By Skrumble Editorial· 15 min

What is a DAO in 2026: $26B+ on-chain treasuries, Uniswap + Sky + Optimism + Arbitrum + Lido top 5, governance lifecycle, legal frameworks, and risks.

DAO governance flow diagram with token voting and treasury management illustrating what is a DAO
DAO governance flow diagram with token voting and treasury management illustrating what is a DAO

What is a DAO? A DAO (Decentralized Autonomous Organization) is an internet-native organization whose membership, decision-making, and treasury operations live on a public blockchain via smart contracts rather than inside a traditional corporate structure. Token holders propose changes; on-chain voting decides outcomes; smart contracts execute approved proposals automatically. The 2026 reality: DAOs collectively hold approximately $26 billion in on-chain treasury assets across the active set. The five largest treasuries per DeepDAO are Uniswap ($4.8 billion, nearly all in UNI tokens), Sky/MakerDAO ($3.9 billion across diversified assets and DAI/USDS reserves), Optimism Collective ($2.1 billion mostly in OP), Arbitrum DAO ($1.7 billion with approximately 90% in ARB), and Lido ($1.4 billion). The honest 2026 framing: most major DAOs have evolved from the original "fully on-chain governance" ideal into hybrid structures combining multisig executive teams with on-chain voting on major decisions. The Wyoming DAO LLC law (2018) and Marshall Islands DAO Act (2024) gave some entities formal legal status; most DAOs operate without legal personality and accept the corresponding regulatory ambiguity.

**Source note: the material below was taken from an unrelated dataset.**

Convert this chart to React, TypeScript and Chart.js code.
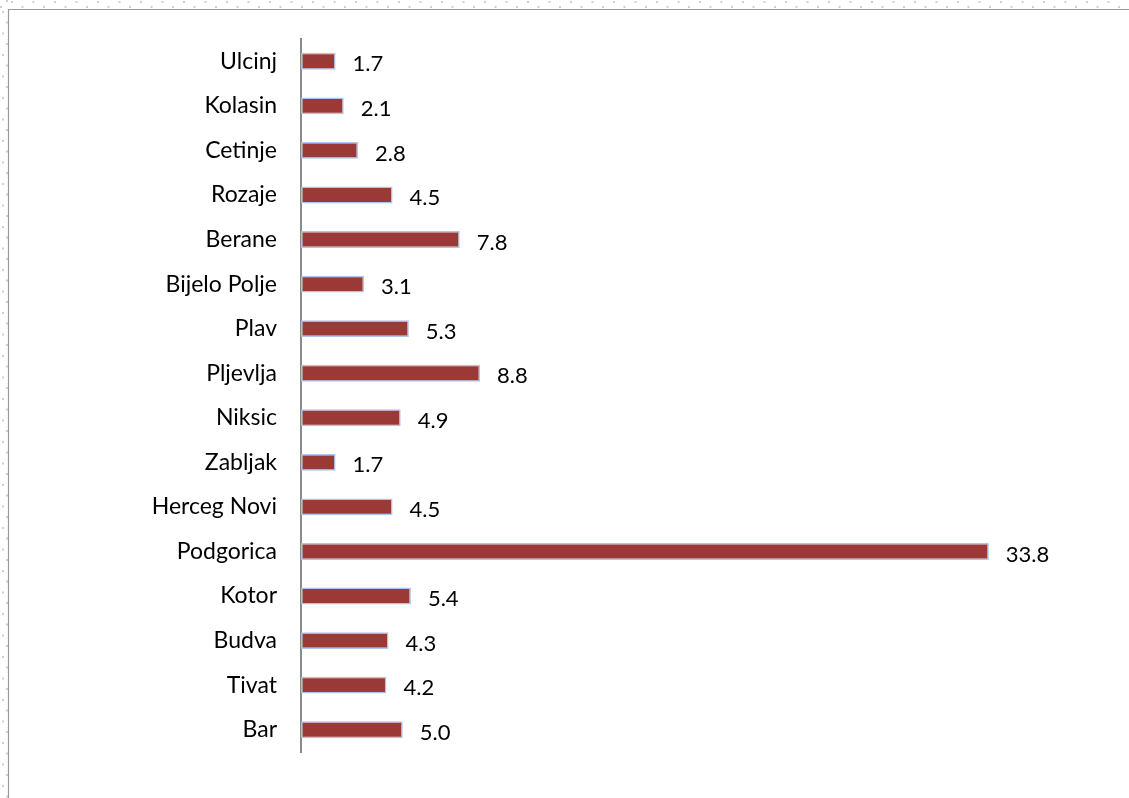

This guide on what is a DAO walks the mechanics (governance tokens, proposals, voting, execution), the leading 2026 DAO examples, the structural failure modes (low voter turnout, whale domination, governance attacks), the legal status across jurisdictions, the treasury-management realities, and the user-side participation guide. For broader blockchain context, see our blockchain pillar guide; for the smart-contract substrate, see what is a smart contract.

What is a DAO in 2026?

A DAO is a coordination mechanism where rules are encoded in smart contracts and decisions are made by token-weighted voting from members. The defining properties: membership is open (typically by holding the DAO's governance token), proposals are public on-chain artifacts, voting is recorded immutably on the blockchain, and the treasury is held in smart contracts that execute proposals when they pass. The result is an organization that can operate across jurisdictions without a single incorporating country, persist across personnel changes, and resist arbitrary shutdown by any single party including its founders.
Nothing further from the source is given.